Judges defended their behavior because, allegedly, the Louisiana Supreme Court has set the cap for such travel per judge at the whopping $15,000.00 (!).  It is beyond me as to what is the need for such an expense for a judge, and why the public must pay $15,000.00 per year per judge for continued legal education (CLE), especially that apparenty such CLE took, reportedly, only 3.5 hours a day and can be easily delivered through an online seminar that the same judge can do from his home on the Internet, without spending a penny of public money.

There is a no less pronounced problem when judges attend such CLE conferences at the expense of private sponsors (see, for example, here, here and here) - and then preside over the sponsor's cases and rule for the sponsors.  It is not a direct bribe, of course, but it surely resembles one, and such an appearance of impropriety should be enough to take a judge off the "sponsored" case.

The problem of sponsored travel for judges has existed and was reported for a long time, yet, obviously, nothing has changed.

It is illustrative that law schools opposed a legislative cap on travel expenses for federal judges.

It is no less illustrative that the proposal for the cap provided for an exception, that the cap will not be applicable if the trips were sponsored by governmental bodies, judicial associations and bar associations.

Apparently, if attorneys pay judges' expenses - and then appear before those judges - that is somehow ok?

Recently, a Louisiana judge was disciplined for accepting a direct gift of an all-expenses-paid trip from an attorney who had a case tried in front of the judge.

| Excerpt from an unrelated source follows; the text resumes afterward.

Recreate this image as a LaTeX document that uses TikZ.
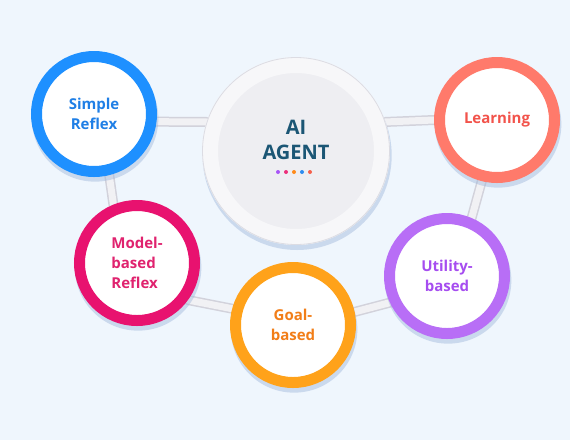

I see no difference when the all-expenses-paid trips are paid for by a group of attorneys, or a group of corporate sponsors whose cases are or likely to come before that judge.

It is disingenuous at best to claim that judges do not know sponsors of the seminar and do not feel obliged to rule in a certain way to get invited to such a seminar again.

The appearance of impropriety still taints any decisions that such a "sponsored" judge makes.

And that destroys what remains of the public trust in the integrity of the judiciary.